Police should never be afraid to "come out of their cars and interact with the community". The state should never be afraid to govern. Any so called self-proclaimed nationalist who thinks otherwise is not worthy of the title.
The increased police presence has pushed drug dealing off the streets, and as a result, pushed a majority of homicides inside — and random gunfire away from children playing on sidewalks.
In other words, on the street, off the cuff, "you stepped on my shoe" violence dropped because it was clear that the community (state) was not having it anymore. And the "'cause I thought I could get away with it" thinking made it clear that such disputes weren't worth it after all...kinda like how the rest of us think without police being around.

And since we mentioned the NAACP, what was the local NAACP person saying?

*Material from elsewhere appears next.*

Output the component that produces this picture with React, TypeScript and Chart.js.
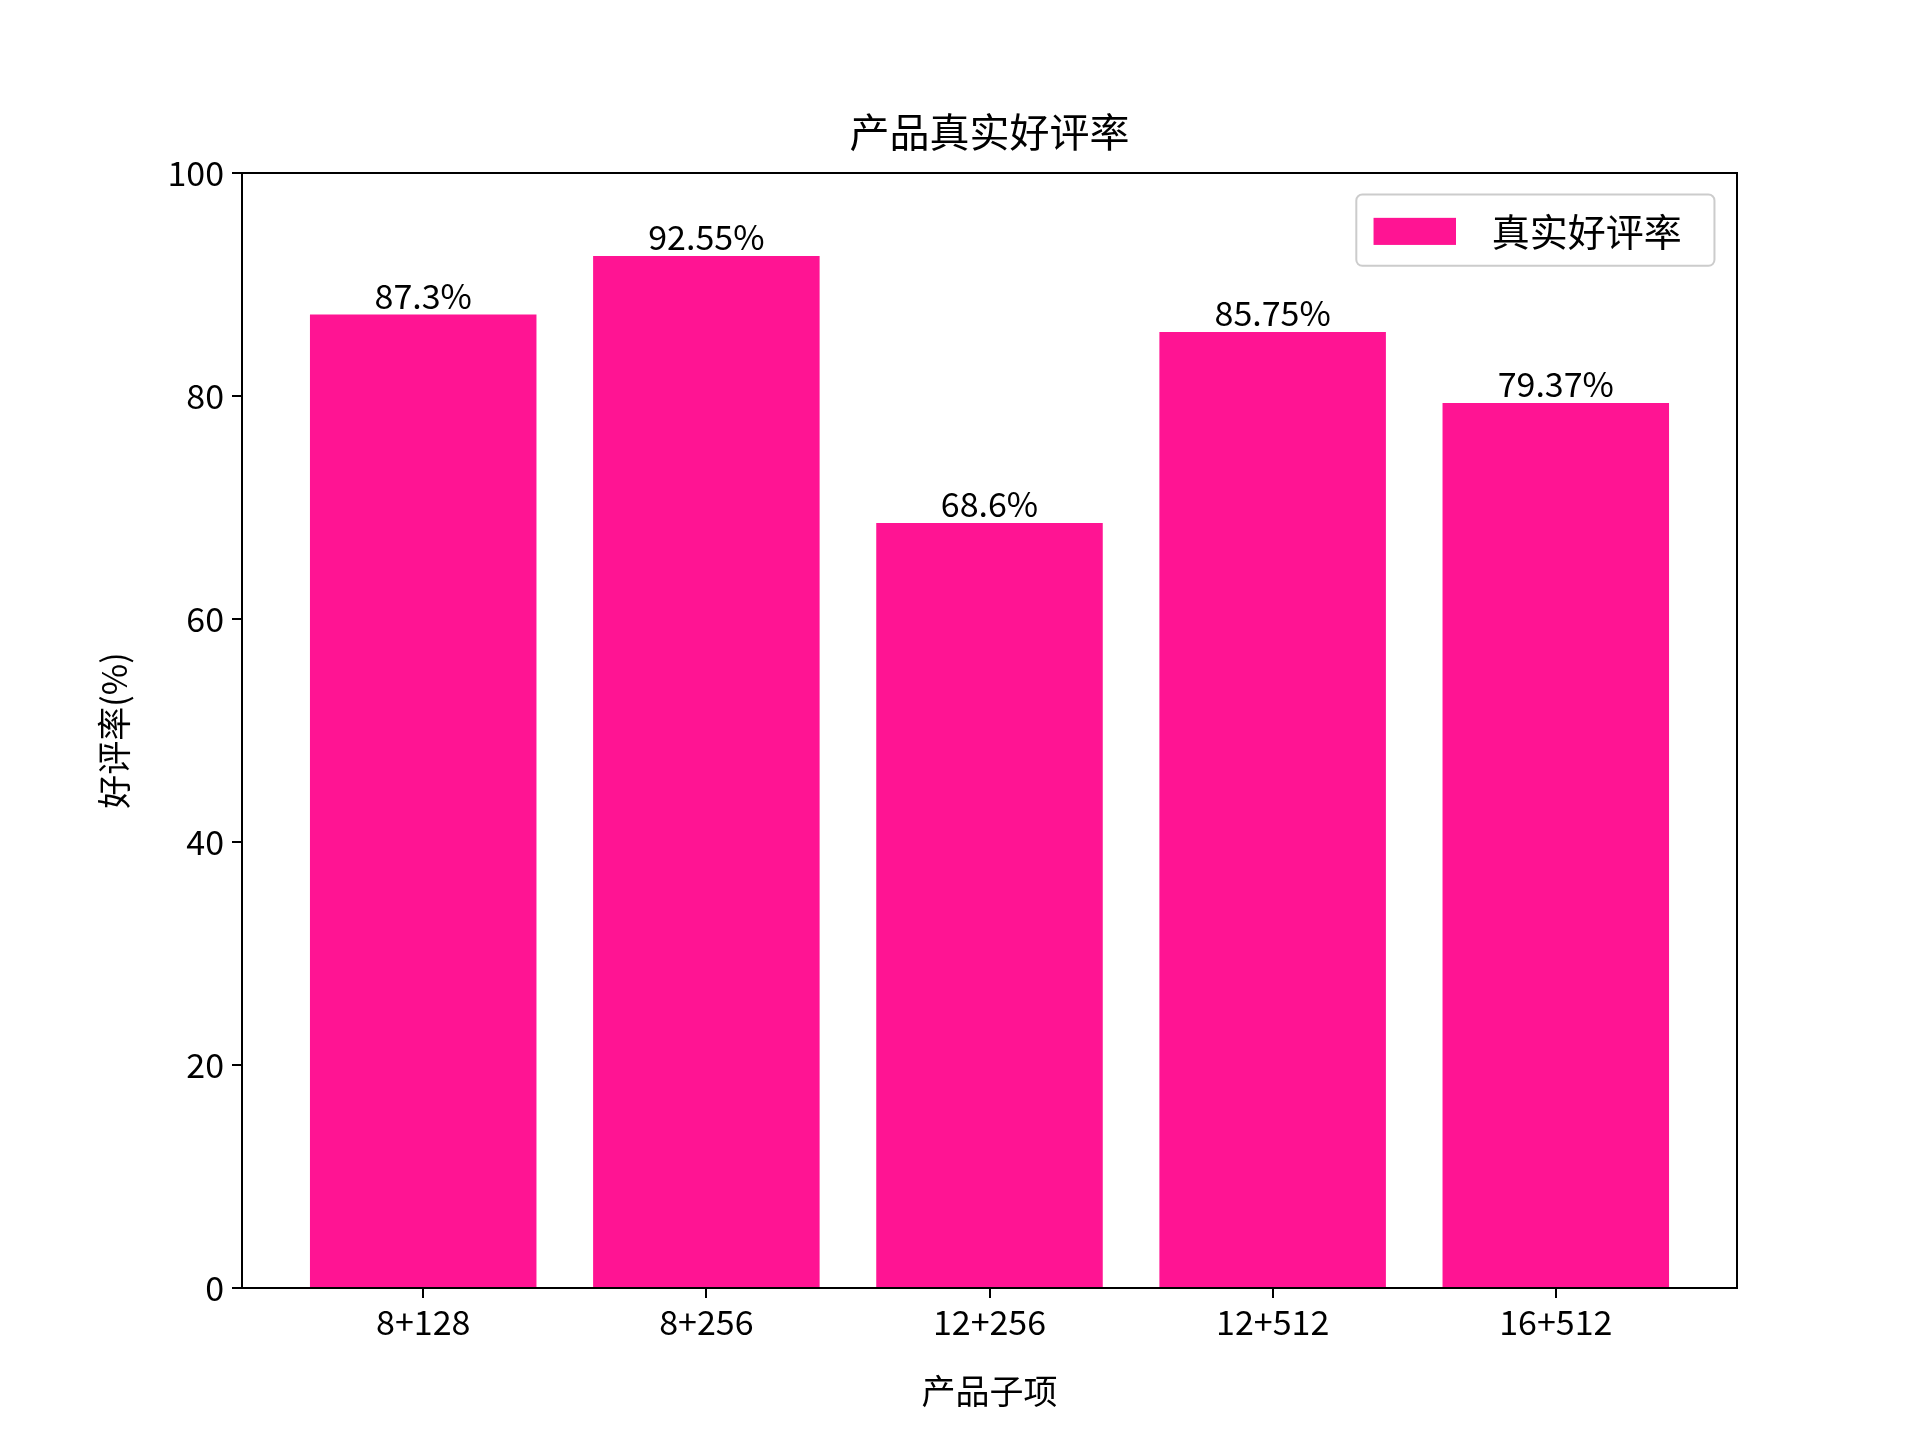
import React, { useEffect, useRef } from "react";
import { Chart, registerables } from "chart.js";
Chart.register(...registerables);

const categories = ["8+128", "8+256", "12+256", "12+512", "16+512"];
const values = [87.3, 92.55, 68.6, 85.75, 79.37];
const valueLabels = ["87.3%", "92.55%", "68.6%", "85.75%", "79.37%"];
const yTicks = [0, 20, 40, 60, 80, 100];

const W = 1920, H = 1440;
const L = 242, R = 1737, T = 173, B = 1288;
const F = "'Noto Sans CJK SC', 'Noto Sans', sans-serif";
const S = 1920 / 1560;

export default function App() {
  const ref = useRef<HTMLCanvasElement>(null);
  useEffect(() => {
    document.body.style.margin = "0";
    const deco = {
      id: "deco",
      afterDraw(c: any) {
        const ctx = c.ctx;
        const x = c.scales.x, y = c.scales.y;
        ctx.save();
        ctx.strokeStyle = "#000";
        ctx.lineWidth = 2;
        ctx.strokeRect(c.chartArea.left, c.chartArea.top, c.chartArea.right - c.chartArea.left, c.chartArea.bottom - c.chartArea.top);
        ctx.fillStyle = "#000";
        ctx.textAlign = "center";
        ctx.textBaseline = "alphabetic";
        ctx.font = `40px ${F}`;
        ctx.fillText("产品真实好评率", (L + R) / 2, T - 26);
        ctx.font = `34px ${F}`;
        values.forEach((v, i) => {
          ctx.fillText(valueLabels[i], x.getPixelForValue(i), y.getPixelForValue(v) - 6);
        });
        ctx.textBaseline = "middle";
        ctx.fillText("产品子项", (L + R) / 2, 1130 * S);
        ctx.save();
        ctx.translate(93 * S, (T + B) / 2);
        ctx.rotate(-Math.PI / 2);
        ctx.fillText("好评率(%)", 0, 0);
        ctx.restore();
        const lx = 1102 * S, ly = 158 * S, lw = 291 * S, lh = 58 * S;
        ctx.fillStyle = "rgba(255,255,255,0.8)";
        ctx.strokeStyle = "#ccc";
        ctx.lineWidth = 2;
        ctx.beginPath();
        (ctx as any).roundRect(lx, ly, lw, lh, 6);
        ctx.fill();
        ctx.stroke();
        ctx.fillStyle = "#ff1493";
        ctx.fillRect(1116 * S, 177 * S, 67 * S, 22 * S);
        ctx.fillStyle = "#000";
        ctx.textAlign = "left";
        ctx.font = `38px ${F}`;
        ctx.fillText("真实好评率", 1212 * S, 188 * S);
        ctx.restore();
      },
    };
    const chart = new Chart(ref.current!, {
      type: "bar",
      data: {
        datasets: [{
          label: "真实好评率",
          data: values.map((v, i) => ({ x: i, y: v })),
          backgroundColor: "#ff1493",
          categoryPercentage: 1,
          barPercentage: 0.8,
        }],
      },
      options: {
        animation: false,
        responsive: false,
        layout: { padding: { top: T, right: W - R, left: 0, bottom: 0 } },
        plugins: { legend: { display: false }, title: { display: false }, tooltip: { enabled: false } },
        scales: {
          x: {
            type: "linear", min: -0.64, max: 4.64, offset: false,
            afterBuildTicks: (s: any) => { s.ticks = categories.map((_, i) => ({ value: i })); },
            afterFit: (s: any) => { s.height = H - B; },
            ticks: { callback: (v: any) => categories[v] ?? "", color: "#000", font: { family: F, size: 34 }, padding: 4 },
            grid: { offset: false, drawOnChartArea: false, drawTicks: true, tickLength: 10, color: "#000", lineWidth: 2 },
            border: { display: false },
          },
          y: {
            min: 0, max: 100,
            afterBuildTicks: (s: any) => { s.ticks = yTicks.map((v) => ({ value: v })); },
            afterFit: (s: any) => { s.width = L; },
            ticks: { color: "#000", font: { family: F, size: 34 }, padding: 8 },
            grid: { drawOnChartArea: false, drawTicks: true, tickLength: 10, color: "#000", lineWidth: 2 },
            border: { display: false },
          },
        },
      },
      plugins: [deco],
    } as any);
    return () => chart.destroy();
  }, []);
  return <canvas ref={ref} width={W} height={H} style={{ display: "block", width: W, height: H }} />;
}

“Why should I believe that 250 rookies are going to be more effective than veteran police officers we had before?” asked Colandus Francis, who heads the local N.A.A.C.P.
It's not the rookie, it's the signal the presence of the state sends. Of course if the NAACP was a true nationalist organization it's officers would know this. But the NAACP is not so orientated.
He, like others, accuses the police of harassment, for pulling over cars for having tinted windows or playing loud music, or for rolling through stop signs. But Eulisis Delgado, who protested the new force for months before it began, now says residents should be grateful. “It’s almost like a normal town,” he said. “You do something bad, they are going to stop you.”
Like I posted yesterday. Captain Lock was right. Can't think but five minutes in front of your face. The "harassment" will go down once the state has regained control over the violence. Once the community has regained control over the criminal class. Then that goes down. And face it. since Camden is mostly black, it's not racial profiling, so....

Lets see how long this lasts. I hope it is permanent. It can be done. I say again: It can be done. But it won't be done with the usual complaining suspects out for political points and their white enablers trying to distract us, black folks, from what has to be done.